Current projects in HRI-JP
HRI-JP Principal Researcher Mikio Nakano
Our research is “developing models for controlling speech and action of robots.” We study robots with built in oral conversation functionality that can understand, learn and take action based on spoken language by autonomously estimating the current situation and the context. In other words these robots act because they understand human speech even though the situation may change and multiple tasks may be required.
You have probably seen a scene where robots are talking with humans on TV. In a railway company, there is an automated phone service talking with customers on the phone and issues express train tickets. However, in reality these robots are executing given tasks with fixed objectives and under fixed situations.
For robots to take various actions based on what people say, robots must be preprogrammed with many contingent behaviors available depending on conversations and various conditions. Multidomain conversation functionality is an oral conversation functionality where a number of these contingent behaviors built for each system are loaded on a single robot, and the robot flexibly chooses between these behaviors.
We need to program various conversation domains that allow multidomain conversation into a single robot for evolving “controlling speech and action of robots”. Furthermore, we need functionality to decide how to react to speech and to decide in which domain to make a conversation, and a mechanism for the robot to determine and learn unknown words.
For example, if we order a robot to “go to the meeting room”, the robot does not understand what it heard and cannot take action if it does not know what “the meeting room” means. The robot needs to know the meaning, and predict the occurrence of the phrase in the conversation.
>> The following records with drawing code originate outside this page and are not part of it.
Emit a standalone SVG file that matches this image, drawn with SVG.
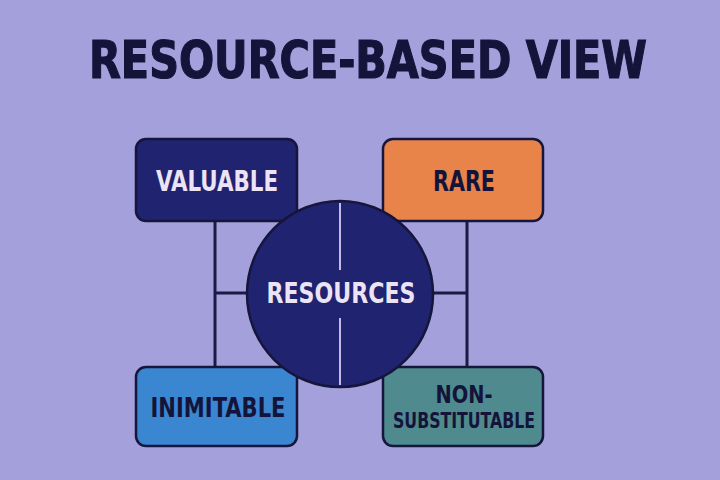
<svg xmlns="http://www.w3.org/2000/svg" width="720" height="480" viewBox="0 0 720 480">
<style>
.t{font-family:"DejaVu Sans Condensed","DejaVu Sans","Liberation Sans",sans-serif;font-weight:bold;font-stretch:condensed;text-anchor:middle}
.box{stroke:#16163c;stroke-width:2.5}
.ln{stroke:#1a1a44;stroke-width:3;fill:none}
.light{fill:#ece4f4}
.dark{fill:#14143a}
</style>
<rect width="720" height="480" fill="#a4a0dc"/>
<text class="t dark" x="368" y="78" font-size="52" stroke="#14143a" stroke-width="1.2" textLength="558" lengthAdjust="spacingAndGlyphs">RESOURCE-BASED VIEW</text>
<g id="connectors">
<line class="ln" x1="215" y1="221" x2="215" y2="367"/>
<line class="ln" x1="215" y1="293" x2="248" y2="293"/>
<line class="ln" x1="467" y1="221" x2="467" y2="367"/>
<line class="ln" x1="432" y1="293" x2="467" y2="293"/>
</g>
<g id="valuable">
<rect class="box" x="136" y="139" width="161" height="82" rx="10" fill="#1f2370"/>
<text class="t light" x="217" y="191" font-size="28" textLength="122" lengthAdjust="spacingAndGlyphs">VALUABLE</text>
</g>
<g id="rare">
<rect class="box" x="383" y="139" width="160" height="82" rx="10" fill="#e8834a"/>
<text class="t dark" x="464" y="191" font-size="28" textLength="62" lengthAdjust="spacingAndGlyphs">RARE</text>
</g>
<g id="inimitable">
<rect class="box" x="136" y="367" width="161" height="79" rx="10" fill="#3a86d0"/>
<text class="t dark" x="218" y="417" font-size="27" textLength="135" lengthAdjust="spacingAndGlyphs">INIMITABLE</text>
</g>
<g id="nonsubstitutable">
<rect class="box" x="383" y="367" width="160" height="79" rx="10" fill="#4e8a8e"/>
<text class="t dark" x="464" y="403" font-size="24" textLength="57" lengthAdjust="spacingAndGlyphs">NON-</text>
<text class="t dark" x="464" y="428" font-size="21" textLength="142" lengthAdjust="spacingAndGlyphs">SUBSTITUTABLE</text>
</g>
<g id="resources">
<circle cx="340" cy="294" r="93" fill="#1f2370" stroke="#16163c" stroke-width="2.5"/>
<line x1="340" y1="203" x2="340" y2="270" stroke="#c4bce8" stroke-width="2"/>
<line x1="340" y1="318" x2="340" y2="385" stroke="#c4bce8" stroke-width="2"/>
<text class="t light" x="341" y="303" font-size="29" textLength="149" lengthAdjust="spacingAndGlyphs">RESOURCES</text>
</g>
</svg>
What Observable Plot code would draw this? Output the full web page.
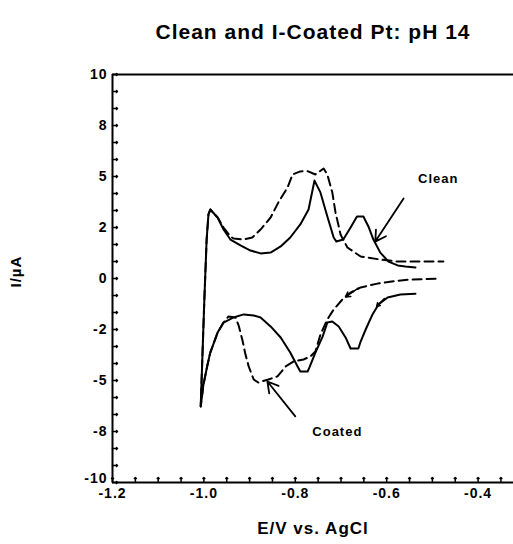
<!DOCTYPE html>
<html>
<head>
<meta charset="utf-8">
<script src="https://cdn.jsdelivr.net/npm/d3@7"></script>
<script src="https://cdn.jsdelivr.net/npm/@observablehq/plot@0.6"></script>
<style>
  html, body { margin: 0; padding: 0; background: white; }
  svg text { letter-spacing: 1px; }
  g[aria-label="title"] text { letter-spacing: 2.2px; }
</style>
</head>
<body>
<div id="chart"></div>
<script>
// Clean Pt (solid): drawn in sweep order (cathodic branch right→left, spike, anodic branch left→right)
const cleanE = [-0.537,-0.570,-0.598,-0.618,-0.631,-0.646,-0.657,-0.662,-0.679,-0.690,-0.705,-0.719,-0.730,-0.740,-0.756,-0.769,-0.773,-0.789,-0.795,-0.811,-0.832,-0.854,-0.876,-0.891,-0.913,-0.935,-0.957,-0.970,-0.986,-0.992,-1.001,-1.007,-0.999,-0.994,-0.990,-0.986,-0.970,-0.957,-0.942,-0.920,-0.898,-0.876,-0.854,-0.832,-0.811,-0.789,-0.771,-0.758,-0.745,-0.730,-0.716,-0.710,-0.695,-0.679,-0.665,-0.651,-0.640,-0.629,-0.614,-0.596,-0.576,-0.559,-0.537];
const cleanI = [-0.75,-0.78,-0.93,-1.27,-1.76,-2.50,-3.09,-3.43,-3.43,-2.89,-2.35,-2.11,-2.16,-2.84,-3.63,-4.36,-4.56,-4.56,-4.31,-3.63,-2.89,-2.35,-1.91,-1.81,-1.76,-1.91,-2.16,-2.65,-3.63,-4.22,-5.20,-6.27,-1.03,1.91,3.14,3.38,2.99,2.40,1.91,1.62,1.37,1.23,1.27,1.57,2.01,2.65,3.38,4.80,4.22,3.05,2.01,1.81,1.91,2.50,3.04,3.04,2.55,1.91,1.27,0.83,0.64,0.59,0.54];

// I-coated Pt (dashed)
const coatedE = [-0.493,-0.548,-0.585,-0.620,-0.657,-0.679,-0.697,-0.716,-0.730,-0.745,-0.756,-0.767,-0.782,-0.804,-0.821,-0.839,-0.859,-0.881,-0.891,-0.902,-0.909,-0.916,-0.924,-0.931,-0.946,-0.957,-0.970,-0.986,-0.992,-1.001,-1.007,-0.999,-0.994,-0.990,-0.986,-0.970,-0.957,-0.942,-0.935,-0.913,-0.894,-0.876,-0.854,-0.837,-0.817,-0.806,-0.789,-0.773,-0.756,-0.738,-0.730,-0.719,-0.712,-0.701,-0.686,-0.657,-0.614,-0.576,-0.541,-0.476];
const coatedI = [-0.01,-0.05,-0.13,-0.25,-0.44,-0.69,-1.03,-1.52,-2.01,-2.75,-3.58,-3.82,-3.97,-4.07,-4.31,-4.80,-4.95,-5.10,-4.95,-4.31,-3.73,-2.99,-2.30,-1.91,-1.86,-2.16,-2.65,-3.63,-4.22,-5.20,-6.27,-1.03,1.91,3.14,3.38,2.99,2.50,2.06,1.96,1.91,2.01,2.40,2.99,3.73,4.46,5.10,5.25,5.26,5.10,5.39,5.10,4.22,3.24,2.16,1.52,1.08,0.93,0.83,0.83,0.83];

// Axis ticks and labels
const xMajor = [-1.2, -1.0, -0.8, -0.6, -0.4];
const xLabels = ["-1.2", "-1.0", "-0.8", "-0.6", "-0.4"];
const yMajor = [10, 7.5, 5, 2.5, 0, -2.5, -5, -7.5, -10];
const yLabels = ["10", "8", "5", "2", "0", "-2", "-5", "-8", "-10"];
const xMinor = d3.range(-1.2, -0.33, 0.05);
const yMinor = d3.range(-10, 10.01, 2.5 / 3);

// Annotations
const labelText = ["Clean", "Coated"];
const labelE = [-0.487, -0.708];
const labelI = [4.90, -7.50];
const pointerE1 = [-0.563, -0.800];
const pointerI1 = [3.92, -6.76];
const pointerE2 = [-0.625, -0.861];
const pointerI2 = [1.81, -5.05];
// small direction chevrons on the cathodic branches
const chevE1 = [-0.662, -0.605];
const chevI1 = [-0.47, -0.98];
const chevE2 = [-0.690, -0.622];
const chevI2 = [-0.90, -1.37];

const clean = cleanE.map((e, i) => ({E: e, I: cleanI[i]}));
const coated = coatedE.map((e, i) => ({E: e, I: coatedI[i]}));
const labels = labelText.map((t, i) => ({t, E: labelE[i], I: labelI[i]}));
const pointers = pointerE1.map((e, i) => ({x1: e, y1: pointerI1[i], x2: pointerE2[i], y2: pointerI2[i]}));
const chevrons = chevE1.map((e, i) => ({x1: e, y1: chevI1[i], x2: chevE2[i], y2: chevI2[i]}));

const yFmt = d => yLabels[yMajor.indexOf(d)];
const yUpper = yMajor.slice(0, -1);
const yBottom = yMajor.slice(-1);

const chart = Plot.plot({
  width: 513,
  height: 544,
  marginLeft: 112,
  marginRight: 0,
  marginTop: 74,
  marginBottom: 62,
  x: {domain: [-1.2, -0.3225]},
  y: {domain: [-10, 10]},
  style: {fontFamily: "'Liberation Sans', Arial, Helvetica, sans-serif", color: "black", background: "white"},
  marks: [
    Plot.ruleY([10], {strokeWidth: 2}),
    Plot.ruleY([-10], {strokeWidth: 2}),
    Plot.ruleX([-1.2], {strokeWidth: 2}),
    Plot.vector(xMinor, {x: d => d, frameAnchor: "bottom", rotate: 0, length: 5, anchor: "start", strokeWidth: 1.5}),
    Plot.vector(yMinor, {y: d => d, frameAnchor: "left", rotate: 90, length: 5, anchor: "start", strokeWidth: 1.5}),
    Plot.axisX(xMajor, {tickFormat: d => xLabels[xMajor.indexOf(d)], tickSize: 0, tickPadding: 6, fontSize: 14, fontWeight: "bold", label: null}),
    Plot.axisY(yUpper, {tickFormat: yFmt, tickSize: 0, tickPadding: 5, fontSize: 14, fontWeight: "bold", label: null}),
    Plot.axisY(yBottom, {tickFormat: yFmt, tickSize: 0, tickPadding: 5, dy: -4, fontSize: 14, fontWeight: "bold", label: null}),
    Plot.line(coated, {x: "E", y: "I", stroke: "black", strokeWidth: 2, strokeDasharray: "9,5"}),
    Plot.line(clean, {x: "E", y: "I", stroke: "black", strokeWidth: 2}),
    Plot.arrow(pointers, {x1: "x1", y1: "y1", x2: "x2", y2: "y2", stroke: "black", strokeWidth: 1.8, headLength: 10}),
    Plot.arrow(chevrons, {x1: "x1", y1: "y1", x2: "x2", y2: "y2", stroke: "black", strokeWidth: 1.6, headLength: 8}),
    Plot.text(labels, {x: "E", y: "I", text: "t", fontSize: 13, fontWeight: "bold"}),
    Plot.text(["Clean and I-Coated Pt: pH 14"], {frameAnchor: "top", dy: -50, fontSize: 21, fontWeight: "bold", ariaLabel: "title"}),
    Plot.text(["E/V vs. AgCl"], {frameAnchor: "bottom", dy: 51, fontSize: 17, fontWeight: "bold"}),
    Plot.text(["I/µA"], {frameAnchor: "left", dx: -96, dy: 9, rotate: -90, fontSize: 15, fontWeight: "bold"})
  ]
});
document.getElementById("chart").appendChild(chart);
</script>
</body>
</html>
If the robot cannot predict correctly, it may totally misunderstand the context and take unexpected action.
Even if the robot does not recognize a phrase and realizes that it does not know the phrase, the robot may ask the counterpart human for clarification of the phrase that it did not know, learn what the phrase means, and take the correct action. Understanding and creating the mechanism of processing language is the most difficult and most interesting part of our research.
We take two approaches in our research: understanding how and why people make conversations with each other, and how people can communicate with machines. In both approaches we make actual conversation situations, analyze the vast data and build various conversation models.
What kind of mechanisms do people use to understand voices? What kind of problems are there when people talk to robots and robots do not respond? When people determine that the robot does not understand well, people talk slowly, just say the important words, or change their tone or speech pattern. These are very characteristic behaviors, and we can collect very interesting samples.
As explained above, there are many, many areas left uncovered in speech technology when considering natural voice interfaces. However, we believe that communication by voices, which is easily done by children when speaking to the elderly, is one of the most human-friendly interfaces.
When voice interfaces connecting people with robots develop in the future, we think we can build a new relationship between people and robots. We predict that in the future there will be “handbook-free” robots that listen to human speech and learn by themselves.
I am happy to learn the elaborate intellectual activities of people and the mechanism behind our language. We are not given research topics at HRI-JP, but choose and pursue our own research topics.
We feel liberated being able to choose our own topics, but there is attendant responsibility. What are the issues, what can be uncovered, and what is the output? We approach challenging research topics not as short-term tasks but as steps to achieving long-term goals.